Prisoners refurbish homes for families and learn trades
Spring Hill prisoners are giving back to the community, one refurbished home at a time.
The partnership between the prison and Housing NZ has resulted in damaged HNZ homes being transformed into new dwellings.
Last month two homes were completely renovated at the prison and transported to Thames.
The pilot programme, which was rolled out at Spring Hill six years ago, has been replicated in Rolleston to feed the housing need in Canterbury.
Prisoners work under the guidance of trained tradesmen, and are tasked with building, wiring, plastering, cladding, painting and roofing.
The homes are then independently checked to ensure the structures meet building requirements.
Spring Hill acting principal instructor of construction industries Ken Collins said the programme had helped prisoners achieve a high level of work ethic, as well as trade qualifications, enabling them to head into the workforce after serving their time.
"It's not only going in and rebuilding these houses, it's also getting the prisoners in specialised trades like roofing, cladding, electrical work or plastering."
Collins said the programme had a "high success rate" with "low reoffending" by the prisoners who completed the programme.

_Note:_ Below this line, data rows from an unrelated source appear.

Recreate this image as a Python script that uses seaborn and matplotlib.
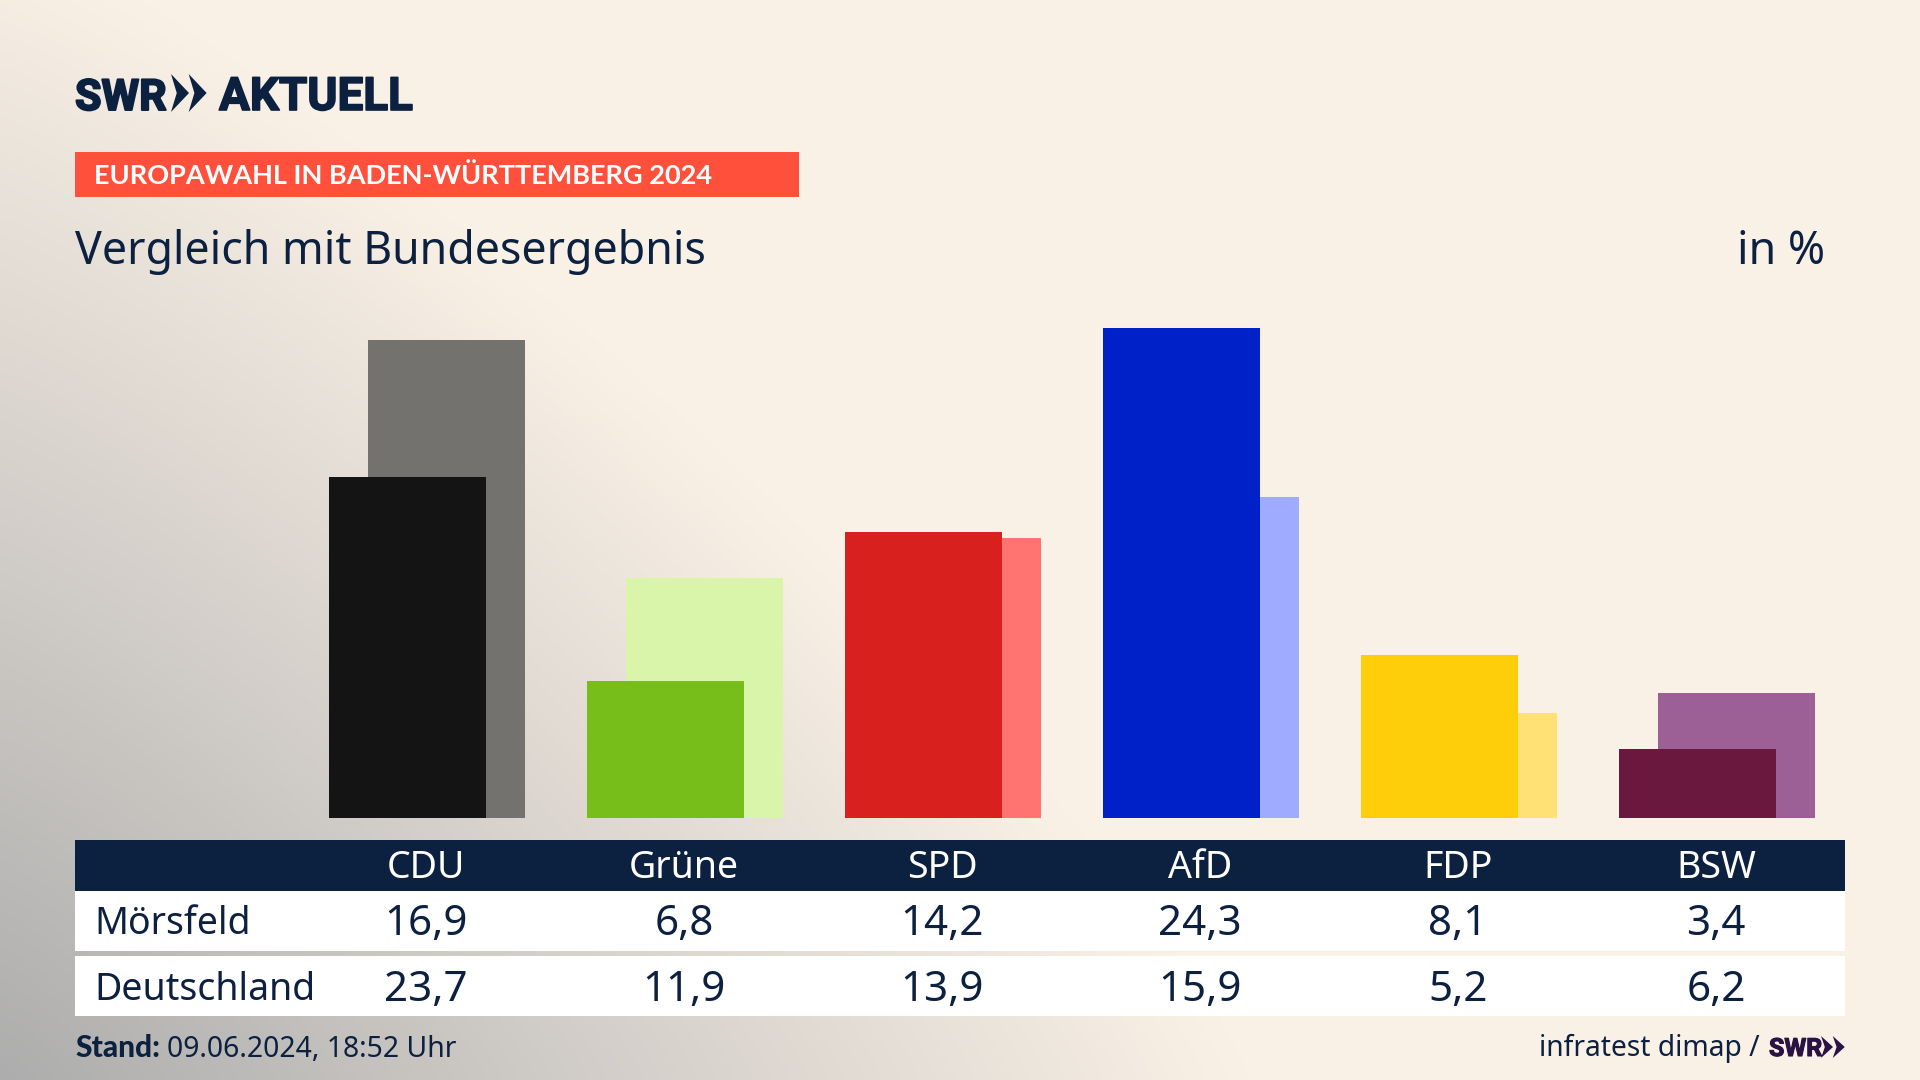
import numpy as np
import matplotlib
matplotlib.use("Agg")
import matplotlib.pyplot as plt
import matplotlib.patheffects as pe
from matplotlib.patches import Rectangle, Polygon
from matplotlib.colors import to_rgb
import seaborn as sns

# --- data ---
parties = ["CDU", "Grüne", "SPD", "AfD", "FDP", "BSW"]
moersfeld = [16.9, 6.8, 14.2, 24.3, 8.1, 3.4]
deutschland = [23.7, 11.9, 13.9, 15.9, 5.2, 6.2]
front_colors = ["#141414", "#78BE1A", "#D8201E", "#0020C8", "#FFCE0A", "#6B183E"]
back_colors = ["#74726F", "#D8F5A9", "#FF7370", "#9EABFF", "#FFE175", "#9C5F96"]
row_names = ["Mörsfeld", "Deutschland"]
kicker = "EUROPAWAHL IN BADEN-WÜRTTEMBERG 2024"
title = "Vergleich mit Bundesergebnis"
unit = "in %"
stand_label = "Stand:"
stand_value = "09.06.2024, 18:52 Uhr"
source = "infratest dimap /"

W, H = 1920, 1080
NAVY = "#0C2040"
FONT = "Noto Sans"
LOGO = ["Roboto", "DejaVu Sans"]
BOLD = ["Lato", "DejaVu Sans"]

sns.set_theme(style="white")
plt.rcParams["font.family"] = [FONT, "DejaVu Sans"]

fig = plt.figure(figsize=(W / 100, H / 100), dpi=100)

bg = fig.add_axes([0, 0, 1, 1], zorder=0)
yy, xx = np.mgrid[0:H, 0:W]
p = 1.2
d = ((xx / 1250.0) ** p + ((H - yy) / 1150.0) ** p) ** (1 / p)
t = np.clip(d, 0, 1)[..., None]
grey = np.array(to_rgb("#ADADAD"))
beige = np.array(to_rgb("#FAF1E6"))
img = grey * (1 - t) + beige * t
bg.imshow((img * 255).astype(np.uint8), extent=(0, W, H, 0), aspect="auto",
          interpolation="nearest", zorder=0)
bg.set_xlim(0, W)
bg.set_ylim(H, 0)
bg.axis("off")


def chevrons(x, y0, y1, w, color):
    """double chevron logo mark; w is the width of one chevron"""
    ym = (y0 + y1) / 2
    for off in (0, w * 0.98):
        pts = [(x + off, y0), (x + off + w, ym), (x + off, y1), (x + off + w * 0.32, ym)]
        bg.add_patch(Polygon(pts, closed=True, fc=color, ec="none", zorder=3))


def heavy(color, lw):
    return [pe.withStroke(linewidth=lw, foreground=color)]


# logo
bg.text(75, 110, "SWR", fontsize=31, fontweight="bold", family=LOGO, color=NAVY, va="baseline", ha="left", zorder=3,
        path_effects=heavy(NAVY, 1.4))
chevrons(171, 74, 112, 18, NAVY)
bg.text(219, 110, "AKTUELL", fontsize=33, fontweight="bold", family=LOGO, color=NAVY, va="baseline", ha="left", zorder=3,
        path_effects=heavy(NAVY, 1.2))

# kicker band
bg.add_patch(Rectangle((75, 152), 724, 45, fc="#FF503C", ec="none", zorder=2))
bg.text(93.5, 184.5, kicker, fontsize=19.5, fontweight="bold", family=BOLD, color="white",
        va="baseline", ha="left", zorder=3)

# title
bg.text(75, 264, title, fontsize=32.2, color=NAVY, va="baseline", ha="left", zorder=3)
bg.text(1825, 264, unit, fontsize=32.2, color=NAVY, va="baseline", ha="right", zorder=3)

# table
bg.add_patch(Rectangle((75, 840), 1770, 51, fc=NAVY, ec="none", zorder=2))
bg.add_patch(Rectangle((75, 891), 1770, 60, fc="white", ec="none", zorder=2))
bg.add_patch(Rectangle((75, 956), 1770, 60, fc="white", ec="none", zorder=2))

STEP = 258
X0 = 426
for i, party in enumerate(parties):
    cx = X0 + i * STEP
    bg.text(cx, 878, party, fontsize=27, color="white", ha="center", va="baseline", zorder=3)
    bg.text(cx, 935, f"{moersfeld[i]:.1f}".replace(".", ","), fontsize=30.3, color=NAVY,
            ha="center", va="baseline", zorder=3)
    bg.text(cx, 1001, f"{deutschland[i]:.1f}".replace(".", ","), fontsize=30.3, color=NAVY,
            ha="center", va="baseline", zorder=3)
bg.text(94, 934, row_names[0], fontsize=27, color=NAVY, ha="left", va="baseline", zorder=3)
bg.text(94, 1000, row_names[1], fontsize=27, color=NAVY, ha="left", va="baseline", zorder=3)

# footer
bg.text(75, 1057, stand_label, fontsize=21.5, fontweight="black", family=BOLD, color=NAVY, ha="left", va="baseline", zorder=3)
bg.text(167, 1057, stand_value, fontsize=20.4, color=NAVY, ha="left", va="baseline", zorder=3)
bg.text(1760, 1056, source, fontsize=20.3, color=NAVY, ha="right", va="baseline", zorder=3)
bg.text(1769, 1056, "SWR", fontsize=18, fontweight="bold", family=LOGO, color="#2A1245", ha="left", va="baseline", zorder=3,
        path_effects=heavy("#2A1245", 0.8))
chevrons(1821, 1036, 1058, 12, "#2A1245")

# bars: two overlaid axes sharing one scale, shifted by half the bar offset
PX_PER_UNIT = 20.17
YMAX = 25
BASE_Y = 818
BAR_W = 156.6 / STEP
BAR_X0 = X0 + 0.8


def bar_axes(center0, values, colors, z):
    left = center0 - STEP / 2
    ax = fig.add_axes([left / W, (H - BASE_Y) / H, 6 * STEP / W, YMAX * PX_PER_UNIT / H], zorder=z)
    sns.barplot(x=parties, y=values, hue=parties, palette=colors, width=BAR_W,
                dodge=False, legend=False, saturation=1, linewidth=0, edgecolor="none", ax=ax)
    ax.set_xlim(-0.5, 5.5)
    ax.set_ylim(0, YMAX)
    ax.axis("off")
    ax.patch.set_alpha(0)
    return ax


bar_axes(BAR_X0 + 19.8, deutschland, back_colors, 1)
bar_axes(BAR_X0 - 19.4, moersfeld, front_colors, 2)

fig.savefig("out.png", dpi=100)
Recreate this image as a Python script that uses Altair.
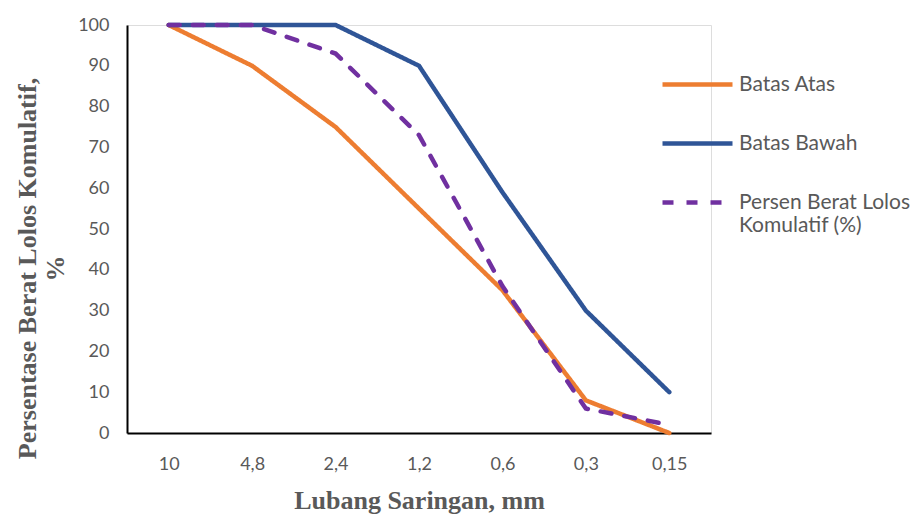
import altair as alt
import pandas as pd

# Sieve sizes (x categories)
saringan = ["10", "4,8", "2,4", "1,2", "0,6", "0,3", "0,15"]

# Series values (% passing)
batas_atas = [100, 90, 75, 55, 35, 8, 0]
batas_bawah = [100, 100, 100, 90, 59, 30, 10]
persen_lolos = [100, 100, 93, 73, 36, 6, 2]

series_names = ["Batas Atas", "Batas Bawah", "Persen Berat Lolos Komulatif (%)"]
series_values = [batas_atas, batas_bawah, persen_lolos]

rows = []
for name, vals in zip(series_names, series_values):
    for s, v in zip(saringan, vals):
        rows.append({"Saringan": s, "Nilai": v, "Seri": name})
df = pd.DataFrame(rows)

grey = "#595959"

chart = alt.Chart(df).mark_line(strokeWidth=4.5, strokeCap="round", strokeJoin="miter").encode(
    x=alt.X("Saringan:N", sort=saringan, scale=alt.Scale(paddingInner=0, paddingOuter=0.5),
            axis=alt.Axis(title="Lubang Saringan, mm", labelAngle=0, ticks=False,
                          domainColor="black", domainWidth=2,
                          labelFont="Lato", labelFontSize=18, labelColor=grey, labelPadding=22,
                          titleFont="Liberation Serif", titleFontSize=26, titleFontWeight="bold",
                          titleColor=grey, titlePadding=14)),
    y=alt.Y("Nilai:Q", scale=alt.Scale(domain=[0, 100], nice=False),
            axis=alt.Axis(title=["Persentase Berat Lolos Komulatif,", "%"], values=list(range(0, 101, 10)),
                          ticks=False, grid=False, domainColor="black", domainWidth=2,
                          labelFont="Lato", labelFontSize=18, labelColor=grey, labelPadding=18,
                          titleFont="Liberation Serif", titleFontSize=26, titleFontWeight="bold",
                          titleColor=grey, titleAngle=-90, titleAlign="center", titleBaseline="middle",
                          titleX=-100, titleY=243, titleLineHeight=28)),
    color=alt.Color("Seri:N", sort=series_names,
                    scale=alt.Scale(domain=series_names, range=["#ED7D31", "#2F5597", "#7030A0"]),
                    legend=alt.Legend(title=None, orient="none", legendX=533, legendY=22,
                                      symbolType="stroke", symbolSize=4900, symbolStrokeWidth=4.5,
                                      labelFont="Lato", labelFontSize=21, labelColor=grey,
                                      labelOffset=4, padding=0, rowPadding=11, labelLimit=300,
                                      labelExpr="datum.label == 'Persen Berat Lolos Komulatif (%)' ? ['Persen Berat Lolos', 'Komulatif (%)'] : datum.label")),
    strokeDash=alt.StrokeDash("Seri:N", sort=series_names,
                              scale=alt.Scale(domain=series_names, range=[[1, 0], [1, 0], [11, 13]]),
                              legend=alt.Legend(title=None)),
).properties(
    width=584, height=408,
    autosize=alt.AutoSizeParams(type="none"),
    padding={"left": 127, "top": 25, "right": 209, "bottom": 82},
).configure_view(stroke=None).configure_axis(grid=False).configure(background="white")

chart.save("out.html", embed_options={"renderer": "svg", "actions": False})
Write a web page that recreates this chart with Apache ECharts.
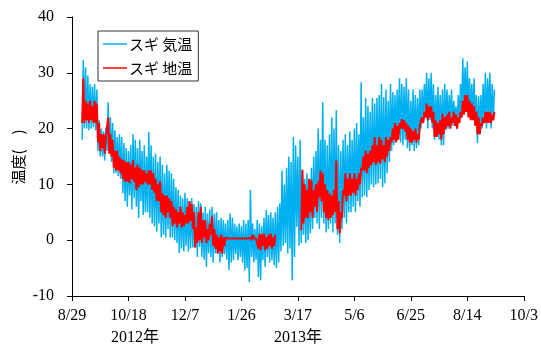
<!DOCTYPE html>
<html>
<head>
<meta charset="utf-8">
<script src="https://cdn.jsdelivr.net/npm/echarts@6/dist/echarts.min.js"></script>
<style>
  html, body { margin: 0; padding: 0; background: #fff; }
  #chart { width: 541px; height: 346px; }
</style>
</head>
<body>
<div id="chart"></div>
<script>
// x axis: days after 2012/8/29
const xTickLabels = ["8/29", "10/18", "12/7", "1/26", "3/17", "5/6", "6/25", "8/14", "10/3"];
const yearLabels = ["2012年", "2013年"];
const seriesNames = ["スギ 気温", "スギ 地温"];

// first reading day and spacing of the read-off envelope values
const dayStart = 9;
const dayStep = 2;

// スギ 気温 (air) : upper / lower swing every 2 days
const airHigh = [
  32.3, 31, 29.5, 28, 27.5, 28, 27, 21.5, 20, 19.5,
  20.2, 24.7, 22, 21, 19.7, 18.5, 19, 18.5, 17.4, 16.5,
  16, 17, 19, 18, 16.5, 18, 16, 17, 15, 19.4,
  17, 15, 15.5, 14, 15, 13.5, 12, 13.5, 12.5, 12,
  11, 9.5, 9, 8, 7.5, 8.5, 7.5, 7, 7.5, 6.5,
  6, 7, 6.6, 5, 6, 4.8, 5.5, 6, 4.8, 5,
  3.6, 4, 3.6, 3, 3.6, 4.8, 4, 3, 2.5, 3,
  2.5, 3.6, 3, 3.6, 9, 3, 2, 3.6, 3, 2.5,
  4, 5.4, 4.5, 5, 4, 5, 6, 6.6, 12.5, 10,
  13, 15, 14, 18.5, 17, 15, 18, 12.5, 11, 12,
  11, 13, 15, 16, 20, 18, 24.7, 18, 17, 19,
  22, 20, 23.3, 17, 16, 18, 19, 17, 19.5, 18,
  20, 21, 19, 28.3, 22, 25.5, 24, 23, 25.5, 24.5,
  25.5, 26, 28, 25.6, 27, 25, 28, 26.5, 26, 27,
  29, 28, 27.5, 29, 27, 25, 27, 26, 25.5, 27,
  27, 28, 30, 29, 30, 28, 26, 27.5, 26, 27,
  28, 27, 26, 27, 25, 24, 26, 28, 32.6, 31,
  32, 29, 28, 29, 26, 25.8, 26, 28, 30, 29,
  30, 28, 27
];
const airLow = [
  18, 20, 20, 19.7, 20, 20.3, 19.7, 16, 15, 15,
  14.3, 16, 16, 14, 12, 12, 11.5, 11, 8.4, 7,
  6, 8, 5.5, 7.5, 6, 4, 7, 4.5, 5, 5,
  4, 3, 2.5, 1.5, 3, 0.5, 1, 0.5, 2, 0.5,
  0.5, 0, -0.5, -2.3, -1.5, -2, -1, -2, -1.5, -1.3,
  -1.3, -3, -1.2, -3, -3.5, -4.8, -2.4, -3, -4, -2.4,
  -2.4, -4, -3, -2.5, -3.5, -5.4, -4, -3.6, -2.5, -3.6,
  -3, -4, -5.4, -5, -7.5, -3, -4, -3.5, -6.6, -7.2,
  -3.6, -4.8, -3, -4, -3.6, -4.5, -5, -4, -2, -1,
  -0.5, -2.4, -1.5, -7.2, -3, 2.4, -1, -0.5, 1, -0.5,
  0, 1.2, 2, 4, 3, 2, 4, 3, 1.4, 2,
  3, 1.4, 3, 1, -0.5, 2, 4, 3, 5, 5,
  6, 5, 7, 6, 7.7, 8, 7.7, 9, 10, 9.5,
  10, 10.2, 11, 9.5, 10.2, 12, 14, 16, 17, 18,
  19, 17.5, 17, 18, 16.5, 16, 17, 16, 16.5, 17,
  20, 21, 22, 20, 21.5, 20, 18, 18.5, 18, 17,
  17, 19.7, 20, 21, 20.5, 21.5, 20, 21, 22, 23,
  23.3, 22.5, 22, 22, 21, 17.4, 19, 20, 21, 20,
  22, 20, 21.5
];

// スギ 地温 (soil) : upper / lower swing every 2 days, null = no record
const soilHigh = [
  29, 25, 24.5, 25, 24, 25, 24.5, 21, 19, 19,
  18.5, 22, 19, 18, 16, 16, 15, 14.5, 14.3, 14,
  14, 13.5, 14.3, 13, 13.5, 13, 12.5, 12.5, 12, 12.5,
  12.5, 12, 11, 10, 10.5, 8.4, 8, 8, 7.5, 7,
  6, 5.5, 5, 6, 5, 4.5, 6, 7, 6.5, 5,
  2.3, 5, 6, 3.5, 3.6, 2, 3, 4.3, 2, 1,
  0.5, 1, 0.5, 0.5, 0.3, 0.3, 0.3, 0.3, 0.3, 0.3,
  0.3, 0.3, 0.3, 0.3, 0.5, 1, 0.3, 0.3, 1.2, 1,
  1.2, 0.5, 1, 1.2, 0.5, 1, null, null, null, null,
  null, null, null, null, null, null, null, 12.6, 10, 9,
  11, 10.8, 9, 10, 10.5, 12.5, 12, 10, 9, 8.4,
  8, 9, 14.3, 7, 5, 9, 12, 11, 12, 11,
  12, 11, 12, 13, 15, 16, 15.5, 16, 17, 18.5,
  17, 18.5, 18, 17, 18.5, 18, 18.5, 20, 21, 20.5,
  21, 21.7, 21.5, 21, 20.5, 20, 19.5, 20, 19, 20.5,
  22, 23, 24.5, 24, 24, 23, 21.5, 21, 21.5, 22.7,
  22, 22.5, 23, 22, 23, 22.5, 22, 23, 25, 26,
  26, 25, 24.5, 24, 23, 22, 21, 22, 23, 23,
  23, 22.5, 23
];
const soilLow = [
  21, 21, 21.5, 21, 21.5, 21, 21, 17.5, 16, 16.5,
  15.5, 18.5, 15.5, 15, 13, 12.5, 12.5, 12, 11, 10.5,
  10.5, 10.2, 11, 10.5, 9, 9.5, 10, 10, 10.5, 10,
  10, 9, 8.5, 7, 7, 5, 4.5, 4, 5, 4,
  2.5, 3, 2.3, 3, 2.3, 2.5, 3, 3, 3.5, 2,
  -1.3, -0.5, 0, -0.5, 0.5, -0.5, 0, 1, -1, -1.5,
  -2.4, -2, -2.4, -1, 0.3, 0.3, 0.3, 0.3, 0.3, 0.3,
  0.3, 0.3, 0.3, 0.3, 0.2, 0, 0.3, 0.3, -1.5, -1.8,
  -1, -1.8, -1.5, -1, -1.5, -1, null, null, null, null,
  null, null, null, null, null, null, null, 1.8, 3, 4,
  4, 5, 4, 6, 5, 7.7, 7, 5, 4, 3.6,
  4, 4.5, 5, 2, 1.2, 4, 8, 7, 8, 8,
  8.5, 8, 9, 10, 12.5, 12.5, 12, 13, 13.5, 14,
  13.5, 14, 13.7, 14.5, 14, 15, 16, 17.5, 18, 17.5,
  18, 20, 20, 19.5, 18, 17.5, 17.5, 18, 17.5, 18,
  21.5, 21, 22, 21.5, 22, 21, 18.5, 18.5, 19, 18,
  19, 20, 20.5, 20, 21, 20.5, 20, 21, 22, 22.5,
  23, 22, 21.5, 21.5, 20.5, 19, 19, 20.5, 21, 21,
  21, 21, 21.5
];

function swing(low, high) {
  const points = [];
  low.forEach((value, index) => {
    const day = dayStart + index * dayStep;
    points.push([day, value]);
    points.push([day + 1, high[index]]);
  });
  return points;
}

const serif = "'Liberation Serif', 'Times New Roman', 'Noto Sans CJK JP', serif";
const gothic = "'Noto Sans CJK JP', sans-serif";

const chart = echarts.init(document.getElementById("chart"), null, { renderer: "canvas" });
chart.setOption({
  animation: false,
  backgroundColor: "#ffffff",
  grid: { left: 72, right: 16, top: 17, bottom: 50 },
  legend: {
    left: 98,
    top: 31,
    orient: "vertical",
    data: seriesNames,
    icon: "rect",
    itemWidth: 24,
    itemHeight: 1.5,
    itemGap: 8,
    padding: [5, 6, 5, 5],
    borderColor: "#333333",
    borderWidth: 1,
    backgroundColor: "#ffffff",
    textStyle: {
      color: "#000000",
      fontSize: 15,
      lineHeight: 16,
      fontFamily: gothic,
      padding: [0, 0, 0, -3],
    },
  },
  xAxis: {
    type: "value",
    min: 0,
    max: 400,
    interval: 50,
    splitLine: { show: false },
    axisLine: { onZero: false, lineStyle: { color: "#000000", width: 1 } },
    axisTick: { show: true, length: 5, lineStyle: { color: "#000000" } },
    axisLabel: {
      color: "#000000",
      fontSize: 16,
      fontFamily: serif,
      margin: 12,
      formatter: (value) => xTickLabels[Math.round(value / 50)],
    },
  },
  yAxis: {
    type: "value",
    min: -10,
    max: 40,
    interval: 10,
    splitLine: { show: false },
    axisLine: { show: true, onZero: false, lineStyle: { color: "#000000", width: 1 } },
    axisTick: { show: true, length: 5, lineStyle: { color: "#000000" } },
    axisLabel: { color: "#000000", fontSize: 16, fontFamily: serif, margin: 18 },
  },
  graphic: [
    {
      type: "text",
      x: 18,
      y: 157,
      rotation: Math.PI / 2,
      style: {
        text: "温度(　)",
        fill: "#000000",
        font: "15px 'Noto Sans CJK JP', sans-serif",
        textAlign: "center",
        textVerticalAlign: "middle",
      },
    },
    {
      type: "text",
      x: 135,
      y: 338,
      style: {
        text: yearLabels[0],
        fill: "#000000",
        font: "16px " + serif,
        textAlign: "center",
        textVerticalAlign: "middle",
      },
    },
    {
      type: "text",
      x: 298,
      y: 338,
      style: {
        text: yearLabels[1],
        fill: "#000000",
        font: "16px " + serif,
        textAlign: "center",
        textVerticalAlign: "middle",
      },
    },
  ],
  series: [
    {
      name: seriesNames[0],
      type: "line",
      symbol: "none",
      color: "#00b0f0",
      lineStyle: { width: 1.5, color: "#00b0f0" },
      data: swing(airLow, airHigh),
    },
    {
      name: seriesNames[1],
      type: "line",
      symbol: "none",
      connectNulls: false,
      color: "#ff0000",
      lineStyle: { width: 2, color: "#ff0000" },
      data: swing(soilLow, soilHigh),
    },
  ],
});
</script>
</body>
</html>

"Anecdotally, I've come across half a dozen that have got jobs outside of the prison walls."
Since its inception in 2008, more than 400 prisoners had gone through the programme, and currently there were 45 inmates working on the course.
"Most of the qualifications we provide relate to what's going on outside the prison walls. With the shortage of tradespeople in New Zealand it was a perfect solution," Collins said.
The prison had a target to refit 25 homes annually and was on track, having completed eight to date.
One prisoner had spent 18 months on the course and had passed 38 of the 42 unit standards available on the programme.
The prisoner was working towards his four credits which he hoped to complete in the next two months.
Considered by his tutors as a "high achiever", the prisoner was now a leading hand on the project and was tasked with leading the team, ordering supplies, allocating jobs - work to alleviate stress for his "bosses".
"When I see a completed house you can't help but feel a sense of achievement not only for myself, but for our whole team. It's awesome work, it's like a second chance," the man said.
He said the fact the homes would house families in need was an "added bonus".
His whanau on the outside was impressed with the change they had seen in the prisoner.
"They are aware of how far I've come. It has been a big attitude change and my whanau are definitely happy," he said.
Collins, who has worked in the unit for five years, said he "loves" his job and was always amazed by the changes he saw in the prisoners. "Within two to three weeks their [prisoners] whole demeanour changes. They want to be here and they see they have a future."
Housing NZ regional manager Darren Toy said the programme had been a "win-win" for both parties involved.
"Often three-bedroom houses are reconfigured to four-bedroom homes. Some of these have been relocated to Waikato. This is fantastic as it can be expensive to build or lease a four-bedroom property. This helps with the need in Waikato for more larger properties."
Once refurbished the homes were relocated where there was high demand, often in South Auckland, Waikato, Coromandel and the Bay of Plenty.